Everything is gated on +utf16-host-p+ ((= char-code-limit #x10000) -- an
exact test, so a non-Unicode build with char-code-limit 256 is excluded), so
it is dead code on UTF-32 hosts (SBCL, CCL, ECL, ...) -- no behavior change
there. BMP-only strings take an unchanged fast path (no extra allocation). A
new *codepoint-vector-mappings* reuses the existing codecs via aref
accessors. Lone surrogates keep babel's current behavior (encoded as-is, i.e.
WTF-8), identical on all hosts.

The detection assumes a host with 16-bit characters is UTF-16 (true for ABCL
and the other current implementations of this kind); the char-code-limit
autodetect needs no per-implementation feature list and handles future UTF-16
hosts as well.

Tests

Adds host-independent astral round-trip tests for UTF-8/16/32 (the octets are
the source of truth, so they assert octets -> string -> octets is identity):
astral.utf-8.roundtrip, .mixed, .consecutive, .boundary (U+FFFF /
U+10000), astral.utf-16le.roundtrip, astral.utf-32le.roundtrip.

Verification

host char-code-limit result
ABCL 1.9.3 65536 (UTF-16) astral round-trips correctly (was CESU-8 / silent truncation)
SBCL 1114112 (UTF-32) patch inert; new tests pass; no regression

(Two pre-existing test failures on SBCL -- encoder/decoder-retvals and
rw-equiv.1 -- are unrelated to this change and present on master as well.)

Notes

  • No new conditions or codecs; no public API change.
  • Diff: src/strings.lisp (boundary transcode + helpers), src/streams.lisp
    (stream-write-char surrogate buffering), tests/tests.lisp (astral tests).
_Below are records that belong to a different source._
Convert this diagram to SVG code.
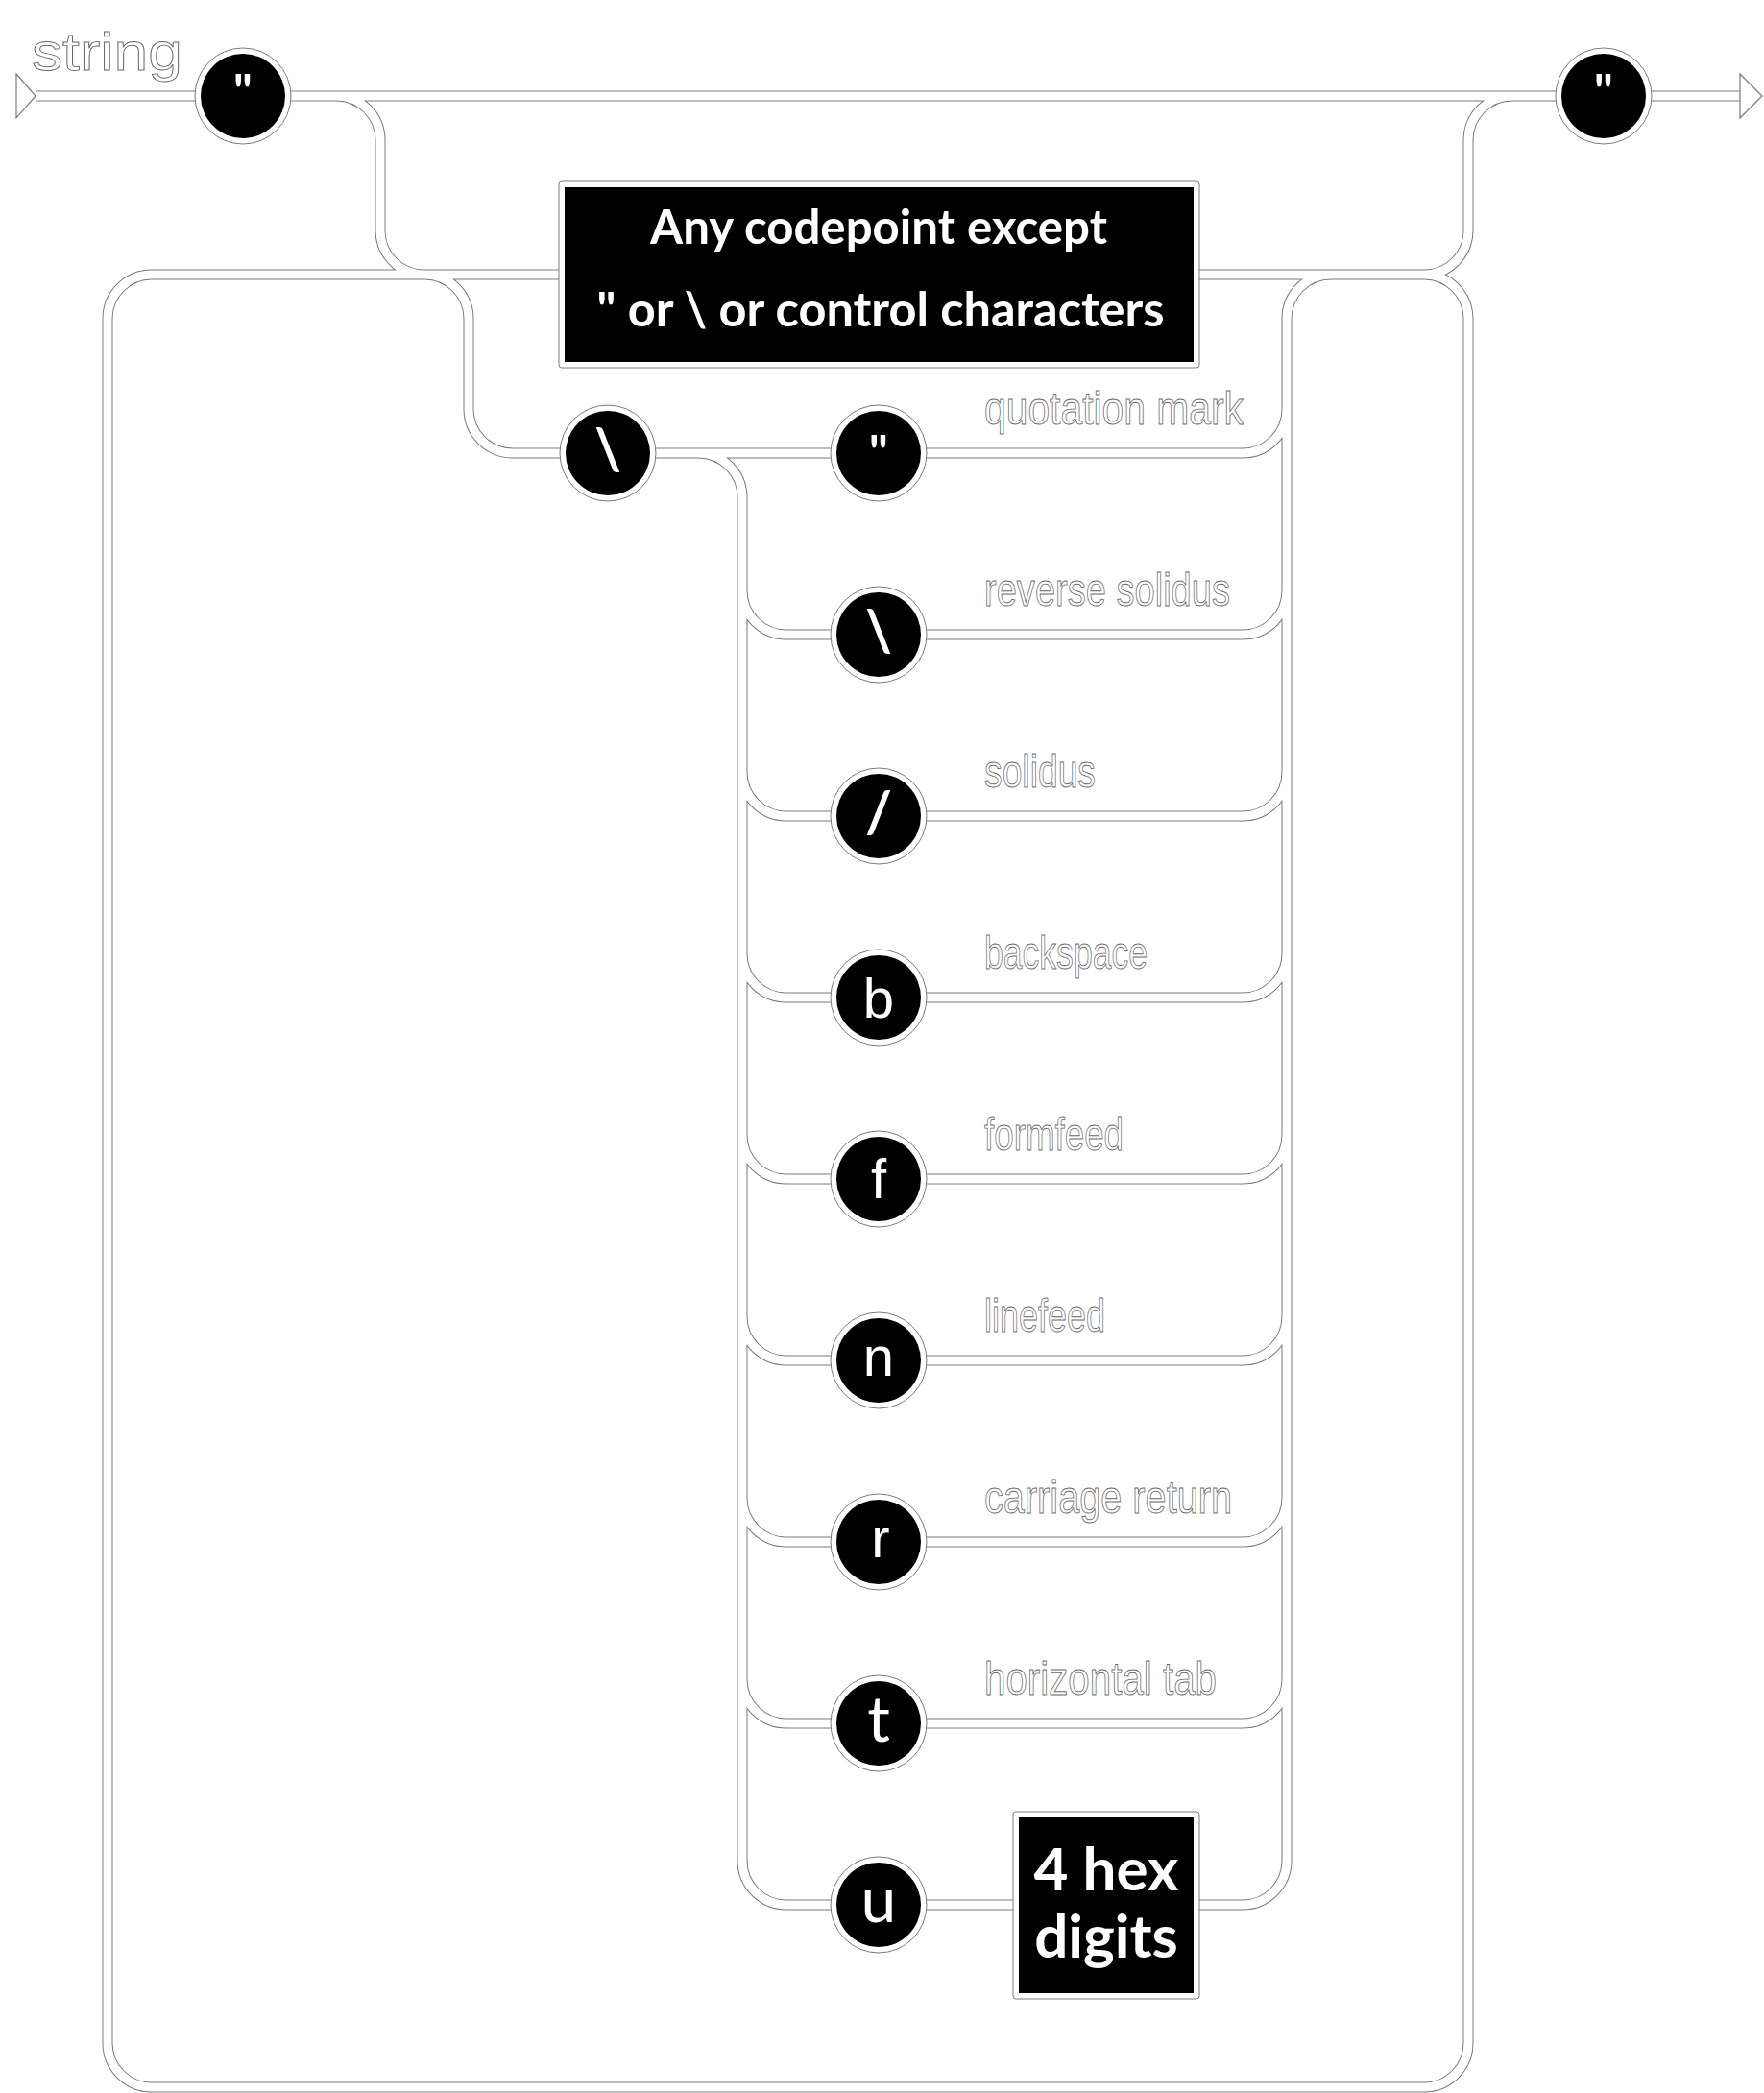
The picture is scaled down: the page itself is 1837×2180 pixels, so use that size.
<svg xmlns="http://www.w3.org/2000/svg" xmlns:xlink="http://www.w3.org/1999/xlink" width="1837" height="2180" viewBox="0 0 1837 2180">
<style>
.edge{fill:none;stroke:#7a7a7a;stroke-width:11}
.core{fill:none;stroke:#ffffff;stroke-width:9}
.ring{fill:#ffffff;stroke:#7a7a7a;stroke-width:1}
.disc{fill:#000000}
.frame{fill:#ffffff;stroke:#7a7a7a;stroke-width:1}
.blk{fill:#000000}
.tri{fill:#ffffff;stroke:#7a7a7a;stroke-width:1.2}
.lbl{font-family:"Liberation Sans",Arial,sans-serif;font-size:48px;fill:#ffffff;stroke:#6a6a6a;stroke-width:0.9}
.boxt{font-family:Lato,"Open Sans",sans-serif;font-weight:bold;fill:#ffffff;text-anchor:middle}
.glb{font-family:Lato,"Open Sans",sans-serif;font-weight:bold;fill:#ffffff;text-anchor:middle}
.gll{font-family:Lato,"Open Sans",sans-serif;fill:#ffffff;text-anchor:middle;font-size:66px}
.gla{font-family:"Liberation Sans",Arial,sans-serif;fill:#ffffff;text-anchor:middle;font-size:58px}
</style>
<defs>
<path id="wires" d="M37 100 H1812
M350 100 A46 46 0 0 1 396 146 V240 A46 46 0 0 0 442 286
M1483 286 A46 46 0 0 0 1529 240 V146 A46 46 0 0 1 1575 100
M158 286 H1483
M158 286 A46 46 0 0 0 112 332 V2128 A46 46 0 0 0 158 2174 H1483 A46 46 0 0 0 1529 2128 V332 A46 46 0 0 0 1483 286
M442 286 A46 46 0 0 1 488 332 V426 A46 46 0 0 0 534 472 H1294 A46 46 0 0 0 1340 426 V332 A46 46 0 0 1 1386 286
M727 472 A46 46 0 0 1 773 518 V1938
M1340 426 V1938
M773 615 A46 46 0 0 0 819 661 H1294 A46 46 0 0 0 1340 615
M773 804 A46 46 0 0 0 819 850 H1294 A46 46 0 0 0 1340 804
M773 993 A46 46 0 0 0 819 1039 H1294 A46 46 0 0 0 1340 993
M773 1182 A46 46 0 0 0 819 1228 H1294 A46 46 0 0 0 1340 1182
M773 1371 A46 46 0 0 0 819 1417 H1294 A46 46 0 0 0 1340 1371
M773 1560 A46 46 0 0 0 819 1606 H1294 A46 46 0 0 0 1340 1560
M773 1749 A46 46 0 0 0 819 1795 H1294 A46 46 0 0 0 1340 1749
M773 1938 A46 46 0 0 0 819 1984 H1294 A46 46 0 0 0 1340 1938"/>
</defs>
<rect x="0" y="0" width="1837" height="2180" fill="#ffffff"/>
<g id="connectors">
<use xlink:href="#wires" href="#wires" class="edge"/>
<use xlink:href="#wires" href="#wires" class="core"/>
</g>
<g id="start">
<polygon class="tri" points="17,77 37,100 17,123"/>
<text class="lbl" x="33" y="73" font-size="56" style="font-size:56px" textLength="157" lengthAdjust="spacingAndGlyphs">string</text>
</g>
<g id="end">
<polygon class="tri" points="1812,77 1835,100 1812,123"/>
</g>
<g id="open-quote">
<circle class="ring" cx="253" cy="100" r="50"/>
<circle class="disc" cx="253" cy="100" r="44"/>
<text class="glb" x="253" y="113" font-size="50">"</text>
</g>
<g id="close-quote">
<circle class="ring" cx="1670" cy="100" r="50"/>
<circle class="disc" cx="1670" cy="100" r="44"/>
<text class="glb" x="1670" y="113" font-size="50">"</text>
</g>
<g id="any-codepoint">
<rect class="frame" x="582" y="189" width="667" height="194" rx="3"/>
<rect class="blk" x="588" y="195" width="655" height="182"/>
<text class="boxt" x="915" y="254" font-size="50" textLength="476" lengthAdjust="spacingAndGlyphs">Any codepoint except</text>
<text class="boxt" x="917" y="340" font-size="50" textLength="591" lengthAdjust="spacingAndGlyphs">" or \ or control characters</text>
</g>
<g id="escape">
<circle class="ring" cx="633" cy="472" r="50"/>
<circle class="disc" cx="633" cy="472" r="44"/>
<text class="glb" x="633" y="489" font-size="60">\</text>
</g>
<g id="esc-quote">
<circle class="ring" cx="915" cy="472" r="50"/>
<circle class="disc" cx="915" cy="472" r="44"/>
<text class="glb" x="915" y="489" font-size="50">"</text>
<text class="lbl" x="1025" y="442" textLength="270" lengthAdjust="spacingAndGlyphs">quotation mark</text>
</g>
<g id="esc-backslash">
<circle class="ring" cx="915" cy="661" r="50"/>
<circle class="disc" cx="915" cy="661" r="44"/>
<text class="glb" x="915" y="678" font-size="60">\</text>
<text class="lbl" x="1025" y="631" textLength="256" lengthAdjust="spacingAndGlyphs">reverse solidus</text>
</g>
<g id="esc-solidus">
<circle class="ring" cx="915" cy="850" r="50"/>
<circle class="disc" cx="915" cy="850" r="44"/>
<text class="glb" x="915" y="867" font-size="60">/</text>
<text class="lbl" x="1025" y="820" textLength="116" lengthAdjust="spacingAndGlyphs">solidus</text>
</g>
<g id="esc-b">
<circle class="ring" cx="915" cy="1039" r="50"/>
<circle class="disc" cx="915" cy="1039" r="44"/>
<text class="gla" x="915" y="1060">b</text>
<text class="lbl" x="1025" y="1009" textLength="170" lengthAdjust="spacingAndGlyphs">backspace</text>
</g>
<g id="esc-f">
<circle class="ring" cx="915" cy="1228" r="50"/>
<circle class="disc" cx="915" cy="1228" r="44"/>
<text class="gla" x="915" y="1248">f</text>
<text class="lbl" x="1025" y="1198" textLength="145" lengthAdjust="spacingAndGlyphs">formfeed</text>
</g>
<g id="esc-n">
<circle class="ring" cx="915" cy="1417" r="50"/>
<circle class="disc" cx="915" cy="1417" r="44"/>
<text class="gla" x="915" y="1433">n</text>
<text class="lbl" x="1025" y="1387" textLength="126" lengthAdjust="spacingAndGlyphs">linefeed</text>
</g>
<g id="esc-r">
<circle class="ring" cx="915" cy="1606" r="50"/>
<circle class="disc" cx="915" cy="1606" r="44"/>
<text class="gla" x="917" y="1622">r</text>
<text class="lbl" x="1025" y="1576" textLength="258" lengthAdjust="spacingAndGlyphs">carriage return</text>
</g>
<g id="esc-t">
<circle class="ring" cx="915" cy="1795" r="50"/>
<circle class="disc" cx="915" cy="1795" r="44"/>
<text class="gll" x="915" y="1814">t</text>
<text class="lbl" x="1025" y="1765" textLength="242" lengthAdjust="spacingAndGlyphs">horizontal tab</text>
</g>
<g id="esc-u">
<circle class="ring" cx="915" cy="1984" r="50"/>
<circle class="disc" cx="915" cy="1984" r="44"/>
<text class="gll" x="915" y="2002">u</text>
</g>
<g id="hex-digits">
<rect class="frame" x="1055" y="1887" width="194" height="195" rx="3"/>
<rect class="blk" x="1061" y="1893" width="182" height="183"/>
<text class="boxt" x="1152" y="1969" font-size="62">4 hex</text>
<text class="boxt" x="1152" y="2039" font-size="62">digits</text>
</g>
</svg>
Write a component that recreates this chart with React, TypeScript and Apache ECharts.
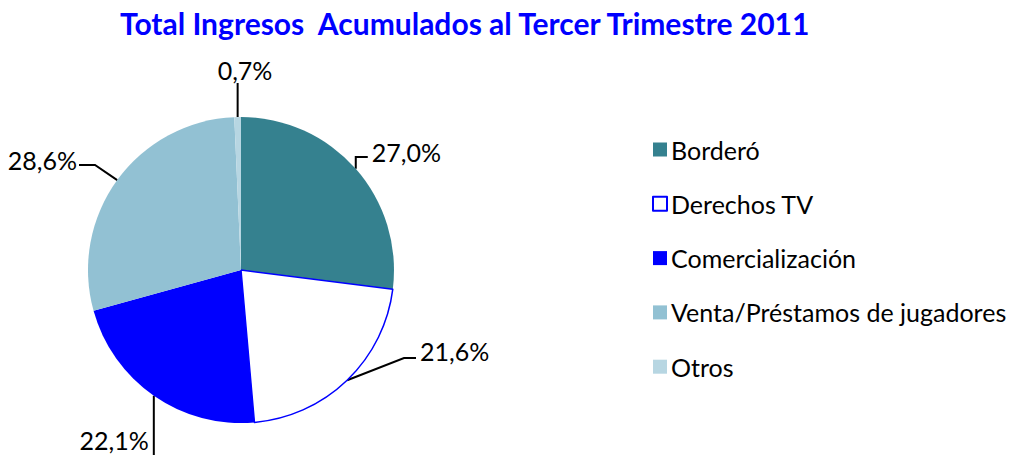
import React, { useEffect, useRef } from "react";
import * as echarts from "echarts";

const TITLE = "Total Ingresos  Acumulados al Tercer Trimestre 2011";
const categories = [
  "Borderó",
  "Derechos TV",
  "Comercialización",
  "Venta/Préstamos de jugadores",
  "Otros",
];
const shares = [27.0, 21.6, 22.1, 28.6, 0.7];
const fills = ["#35818F", "#FFFFFF", "#0000FF", "#92C1D3", "#B7D6E2"];

const FONT = "Lato";

// label layout helpers (positions of the callout texts, not data)
function layoutFor(idx: number, p0: number[]) {
  const [x0, y0] = p0;
  switch (idx) {
    case 0:
      return {
        x: x0 + 16, y: 152, align: "left", verticalAlign: "middle",
        labelLinePoints: [[x0, y0], [x0, 157], [x0 + 12, 157]],
      };
    case 1:
      return {
        x: 420, y: 351, align: "left", verticalAlign: "middle",
        labelLinePoints: [[x0, y0], [404, 358], [416, 358]],
      };
    case 2:
      return {
        x: x0 - 5, y: 440, align: "right", verticalAlign: "middle",
        labelLinePoints: [[x0, y0], [x0, 456]],
      };
    case 3:
      return {
        x: 77, y: 160, align: "right", verticalAlign: "middle",
        labelLinePoints: [[x0, y0], [95, 165], [79, 165]],
      };
    default:
      return {
        x: 245, y: 70, align: "center", verticalAlign: "middle",
        labelLinePoints: [[x0, y0], [x0, 83]],
      };
  }
}

export default function App() {
  const ref = useRef<HTMLDivElement>(null);
  useEffect(() => {
    document.body.style.margin = "0";
    const chart = echarts.init(ref.current!, null, { renderer: "svg" });
    chart.setOption({
      animation: false,
      backgroundColor: "#FFFFFF",
      title: {
        text: TITLE,
        left: 115,
        top: 3,
        textStyle: {
          fontFamily: FONT,
          fontWeight: "bold",
          fontSize: 30,
          color: "#0000FF",
        },
      },
      legend: {
        orient: "vertical",
        left: 647,
        top: 132,
        itemWidth: 14,
        itemHeight: 14,
        itemGap: 29.3,
        icon: "rect",
        textStyle: {
          fontFamily: FONT,
          fontSize: 25,
          lineHeight: 25,
          color: "#000000",
          padding: [0, 0, 0, -1],
        },
        data: categories,
      },
      series: [
        {
          type: "pie",
          center: [241, 270],
          radius: 153,
          startAngle: 90,
          clockwise: true,
          label: {
            show: true,
            fontFamily: FONT,
            fontSize: 25,
            color: "#000000",
            formatter: (p: any) => p.value.toFixed(1).replace(".", ",") + "%",
          },
          labelLine: {
            show: true,
            length: 10,
            length2: 10,
            lineStyle: { color: "#000000", width: 2 },
          },
          labelLayout: (params: any) =>
            layoutFor(params.dataIndex, params.labelLinePoints[0]),
          emphasis: { disabled: true },
          data: categories.map((name, i) => ({
            name,
            value: shares[i],
            itemStyle:
              i === 1
                ? { color: fills[i], borderColor: "#0000FF", borderWidth: 1.5 }
                : { color: fills[i], borderWidth: 0 },
          })),
        },
      ],
    });
    return () => chart.dispose();
  }, []);
  return <div ref={ref} style={{ width: 1011, height: 455 }} />;
}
On Lisp implementations whose CHAR-CODE-LIMIT is exactly #x10000 (ABCL, and
others backed by a UTF-16 string type) a string holds UTF-16 code units, so a
character above the BMP is a surrogate pair (two characters).  Babel's codecs
work in full code-point space, but the string<->code-point bridge assumed one
character per code point, so astral text was mangled:

  - STRING-TO-OCTETS encoded each surrogate half separately (CESU-8): e.g.
    U+1F600 -> ED A0 BD ED B8 80 instead of F0 9F 98 80.
  - OCTETS-TO-STRING handed an astral code point to CODE-CHAR; ABCL silently
    truncated it to 16 bits (U+1F600 -> U+F600), other UTF-16 hosts errored.

Fix the bridge, leaving every codec untouched.  STRING-TO-OCTETS combines
surrogate pairs into a code-point vector before encoding; OCTETS-TO-STRING
decodes into a code-point vector and splits astral code points back into
surrogate pairs.  BMP-only strings keep an unchanged fast path.  Everything is
gated on +UTF16-HOST-P+ ((= CHAR-CODE-LIMIT #x10000), an exact test so a
non-Unicode build with CHAR-CODE-LIMIT 256 is excluded), and is dead code on
UTF-32 hosts, so SBCL/CCL/etc. are unaffected.  babel-streams'
STREAM-WRITE-CHAR buffers a high surrogate until its low half arrives.

Add host-independent astral round-trip tests (UTF-8/16/32; octets are the
source of truth).  Verified on ABCL 1.9.3 (UTF-16) and SBCL (UTF-32, inert).